Your task is to repeat the entries exactly. Leave the pictures out.
#### Exercise material ####
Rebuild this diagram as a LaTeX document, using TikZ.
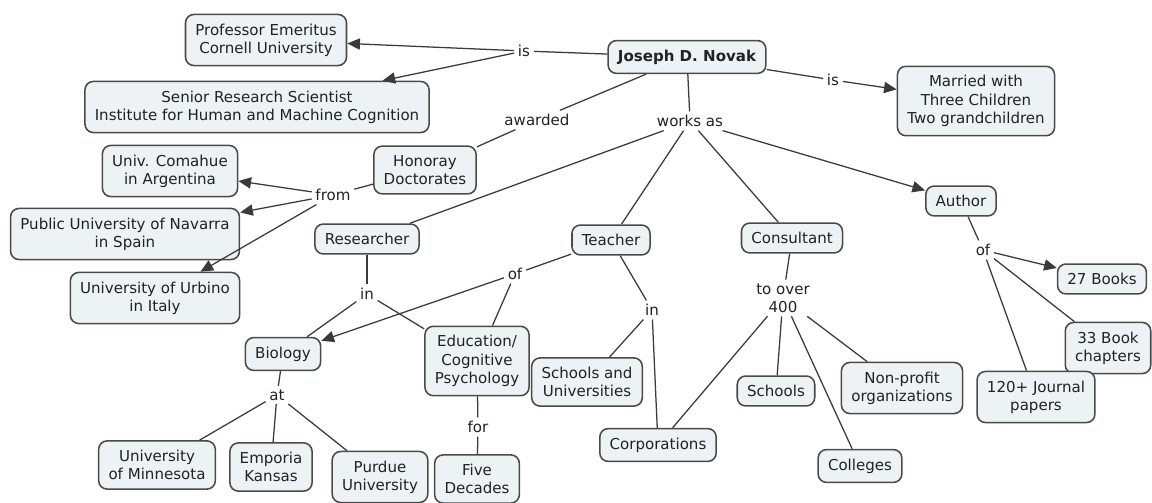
\documentclass[tikz,border=0pt]{standalone}
\usepackage{fontspec}
\setmainfont{DejaVu Sans}
\usetikzlibrary{arrows.meta}
\definecolor{boxfill}{HTML}{EDF2F5}
\definecolor{boxline}{HTML}{4A4A4A}
\definecolor{linkclr}{HTML}{3A3A3A}
\definecolor{txt}{HTML}{222222}

\begin{document}
\begin{tikzpicture}[
  x=0.025cm, y=-0.025cm,
  >={Triangle[length=9pt, width=8pt]},
  % concepts: rounded boxes, all the same look
  concept/.style={rectangle, rounded corners=6pt, draw=boxline, line width=1.1pt, fill=boxfill,
    align=center, inner xsep=7pt, inner ysep=6.5pt, text=txt, font=\fontsize{10.7}{13}\selectfont},
  % linking phrases sit on the lines, no frame
  phrase/.style={align=center, inner sep=2.5pt, text=txt, font=\fontsize{10.7}{13}\selectfont},
  conn/.style={draw=linkclr, line width=0.9pt}
]
\useasboundingbox (0,0) rectangle (1152,503);

% Top: the person
\node[concept, font=\fontsize{10.7}{13}\selectfont\bfseries] (novak) at (687,57) {Joseph D. Novak};
\node[concept] (prof) at (266,40) {Professor Emeritus\\Cornell University};
\node[concept] (senior) at (257,107) {Senior Research Scientist\\Institute for Human and Machine Cognition};
\node[concept] (married) at (976,101) {Married with\\Three Children\\Two grandchildren};

\node[phrase] (isL) at (524,51) {is};
\node[phrase] (isR) at (833,80) {is};
\draw[conn] (novak) -- (isL);
\draw[conn, ->] (isL) -- (prof);
\draw[conn, ->] (isL) -- (senior);
\draw[conn] (novak) -- (isR);
\draw[conn, ->] (isR) -- (married);

% Honorary doctorates
\node[phrase] (awarded) at (537,120) {awarded};
\node[concept] (honor) at (425,170) {Honoray\\Doctorates};
\draw[conn] (novak) -- (awarded);
\draw[conn] (awarded) -- (honor);

\node[phrase] (from) at (333,195) {from};
\node[concept] (comahue) at (170,171) {Univ. Comahue\\in Argentina};
\node[concept] (navarra) at (125,234) {Public University of Navarra\\in Spain};
\node[concept] (urbino) at (155,298) {University of Urbino\\in Italy};
\draw[conn] (honor) -- (from);
\draw[conn, ->] (from) -- (comahue);
\draw[conn, ->] (from) -- (navarra);
\draw[conn, ->] (from) -- (urbino);

% Works as ...
\node[phrase] (works) at (690,121) {works as};
\node[concept] (research) at (367,239) {Researcher};
\node[concept] (teach) at (611,240) {Teacher};
\node[concept] (consult) at (792,238) {Consultant};
\node[concept] (author) at (961,201) {Author};
\draw[conn] (novak) -- (works);
\draw[conn] (works) -- (research);
\draw[conn] (works) -- (teach);
\draw[conn] (works) -- (consult);
\draw[conn, ->] (works) -- (author);

% Researcher / Teacher branches
\node[phrase] (inR) at (367,294) {in};
\node[concept] (bio) at (283,354) {Biology};
\node[concept] (edu) at (477,361) {Education/\\Cognitive\\Psychology};
\draw[conn] (research) -- (inR);
\draw[conn] (inR) -- (bio);
\draw[conn] (inR) -- (edu);

\node[phrase] (ofT) at (515,274) {of};
\draw[conn] (teach) -- (ofT);
\draw[conn, ->] (ofT) -- (bio);
\draw[conn] (ofT) -- (edu);

\node[phrase] (inT) at (652,310) {in};
\node[concept] (schuni) at (587,382) {Schools and\\Universities};
\node[concept] (corp) at (658,445) {Corporations};
\draw[conn] (teach) -- (inT);
\draw[conn] (inT) -- (schuni);
\draw[conn] (inT) -- (corp);

% Biology at ...
\node[phrase] (lblAt) at (277,395) {at};
\node[concept] (minn) at (157,465) {University\\of Minnesota};
\node[concept] (emporia) at (271,467) {Emporia\\Kansas};
\node[concept] (purdue) at (380,477) {Purdue\\University};
\draw[conn] (bio) -- (lblAt);
\draw[conn] (lblAt) -- (minn);
\draw[conn] (lblAt) -- (emporia);
\draw[conn] (lblAt) -- (purdue);

\node[phrase] (lblFor) at (478,427) {for};
\node[concept] (decades) at (477,479) {Five\\Decades};
\draw[conn] (edu) -- (lblFor);
\draw[conn] (lblFor) -- (decades);

% Consultant to over 400
\node[phrase] (toover) at (783,298) {to over\\400};
\node[concept] (schools) at (776,391) {Schools};
\node[concept] (nonprofit) at (902,388) {Non-profit\\organizations};
\node[concept] (colleges) at (860,466) {Colleges};
\draw[conn] (consult) -- (toover);
\draw[conn] (toover) -- (corp);
\draw[conn] (toover) -- (schools);
\draw[conn] (toover) -- (colleges);
\draw[conn] (toover) -- (nonprofit);

% Author of
\node[phrase] (ofA) at (983,250) {of};
\node[concept] (books) at (1102,279) {27 Books};
\node[concept] (chapters) at (1108,348) {33 Book\\chapters};
\node[concept] (papers) at (1036,397) {120+ Journal\\papers};
\draw[conn] (author) -- (ofA);
\draw[conn, ->] (ofA) -- (books);
\draw[conn] (ofA) -- (chapters);
\draw[conn] (ofA) -- (papers);

\end{tikzpicture}
\end{document}
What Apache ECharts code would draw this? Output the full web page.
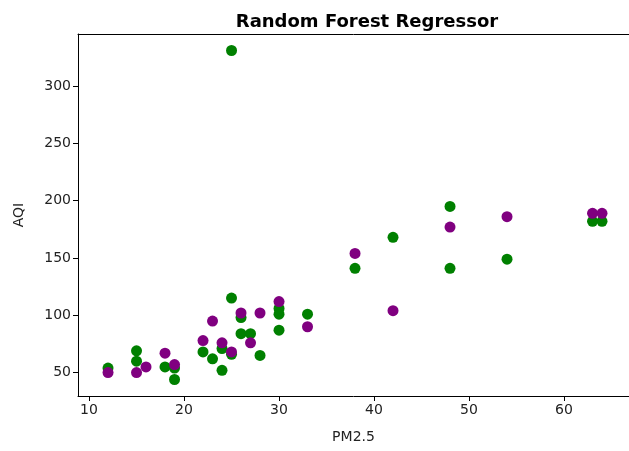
####
Answer to the exercise –
Rebuild this diagram as a LaTeX document, using TikZ.
\documentclass[tikz,border=0pt]{standalone}
\usepackage{fontspec}
\setmainfont{DejaVu Sans}
\usetikzlibrary{arrows.meta}
\definecolor{boxfill}{HTML}{EDF2F5}
\definecolor{boxline}{HTML}{4A4A4A}
\definecolor{linkclr}{HTML}{3A3A3A}
\definecolor{txt}{HTML}{222222}

\begin{document}
\begin{tikzpicture}[
  x=0.025cm, y=-0.025cm,
  >={Triangle[length=9pt, width=8pt]},
  % concepts: rounded boxes, all the same look
  concept/.style={rectangle, rounded corners=6pt, draw=boxline, line width=1.1pt, fill=boxfill,
    align=center, inner xsep=7pt, inner ysep=6.5pt, text=txt, font=\fontsize{10.7}{13}\selectfont},
  % linking phrases sit on the lines, no frame
  phrase/.style={align=center, inner sep=2.5pt, text=txt, font=\fontsize{10.7}{13}\selectfont},
  conn/.style={draw=linkclr, line width=0.9pt}
]
\useasboundingbox (0,0) rectangle (1152,503);

% Top: the person
\node[concept, font=\fontsize{10.7}{13}\selectfont\bfseries] (novak) at (687,57) {Joseph D. Novak};
\node[concept] (prof) at (266,40) {Professor Emeritus\\Cornell University};
\node[concept] (senior) at (257,107) {Senior Research Scientist\\Institute for Human and Machine Cognition};
\node[concept] (married) at (976,101) {Married with\\Three Children\\Two grandchildren};

\node[phrase] (isL) at (524,51) {is};
\node[phrase] (isR) at (833,80) {is};
\draw[conn] (novak) -- (isL);
\draw[conn, ->] (isL) -- (prof);
\draw[conn, ->] (isL) -- (senior);
\draw[conn] (novak) -- (isR);
\draw[conn, ->] (isR) -- (married);

% Honorary doctorates
\node[phrase] (awarded) at (537,120) {awarded};
\node[concept] (honor) at (425,170) {Honoray\\Doctorates};
\draw[conn] (novak) -- (awarded);
\draw[conn] (awarded) -- (honor);

\node[phrase] (from) at (333,195) {from};
\node[concept] (comahue) at (170,171) {Univ. Comahue\\in Argentina};
\node[concept] (navarra) at (125,234) {Public University of Navarra\\in Spain};
\node[concept] (urbino) at (155,298) {University of Urbino\\in Italy};
\draw[conn] (honor) -- (from);
\draw[conn, ->] (from) -- (comahue);
\draw[conn, ->] (from) -- (navarra);
\draw[conn, ->] (from) -- (urbino);

% Works as ...
\node[phrase] (works) at (690,121) {works as};
\node[concept] (research) at (367,239) {Researcher};
\node[concept] (teach) at (611,240) {Teacher};
\node[concept] (consult) at (792,238) {Consultant};
\node[concept] (author) at (961,201) {Author};
\draw[conn] (novak) -- (works);
\draw[conn] (works) -- (research);
\draw[conn] (works) -- (teach);
\draw[conn] (works) -- (consult);
\draw[conn, ->] (works) -- (author);

% Researcher / Teacher branches
\node[phrase] (inR) at (367,294) {in};
\node[concept] (bio) at (283,354) {Biology};
\node[concept] (edu) at (477,361) {Education/\\Cognitive\\Psychology};
\draw[conn] (research) -- (inR);
\draw[conn] (inR) -- (bio);
\draw[conn] (inR) -- (edu);

\node[phrase] (ofT) at (515,274) {of};
\draw[conn] (teach) -- (ofT);
\draw[conn, ->] (ofT) -- (bio);
\draw[conn] (ofT) -- (edu);

\node[phrase] (inT) at (652,310) {in};
\node[concept] (schuni) at (587,382) {Schools and\\Universities};
\node[concept] (corp) at (658,445) {Corporations};
\draw[conn] (teach) -- (inT);
\draw[conn] (inT) -- (schuni);
\draw[conn] (inT) -- (corp);

% Biology at ...
\node[phrase] (lblAt) at (277,395) {at};
\node[concept] (minn) at (157,465) {University\\of Minnesota};
\node[concept] (emporia) at (271,467) {Emporia\\Kansas};
\node[concept] (purdue) at (380,477) {Purdue\\University};
\draw[conn] (bio) -- (lblAt);
\draw[conn] (lblAt) -- (minn);
\draw[conn] (lblAt) -- (emporia);
\draw[conn] (lblAt) -- (purdue);

\node[phrase] (lblFor) at (478,427) {for};
\node[concept] (decades) at (477,479) {Five\\Decades};
\draw[conn] (edu) -- (lblFor);
\draw[conn] (lblFor) -- (decades);

% Consultant to over 400
\node[phrase] (toover) at (783,298) {to over\\400};
\node[concept] (schools) at (776,391) {Schools};
\node[concept] (nonprofit) at (902,388) {Non-profit\\organizations};
\node[concept] (colleges) at (860,466) {Colleges};
\draw[conn] (consult) -- (toover);
\draw[conn] (toover) -- (corp);
\draw[conn] (toover) -- (schools);
\draw[conn] (toover) -- (colleges);
\draw[conn] (toover) -- (nonprofit);

% Author of
\node[phrase] (ofA) at (983,250) {of};
\node[concept] (books) at (1102,279) {27 Books};
\node[concept] (chapters) at (1108,348) {33 Book\\chapters};
\node[concept] (papers) at (1036,397) {120+ Journal\\papers};
\draw[conn] (author) -- (ofA);
\draw[conn, ->] (ofA) -- (books);
\draw[conn] (ofA) -- (chapters);
\draw[conn] (ofA) -- (papers);

\end{tikzpicture}
\end{document}
What Apache ECharts code would draw this? Output the full web page.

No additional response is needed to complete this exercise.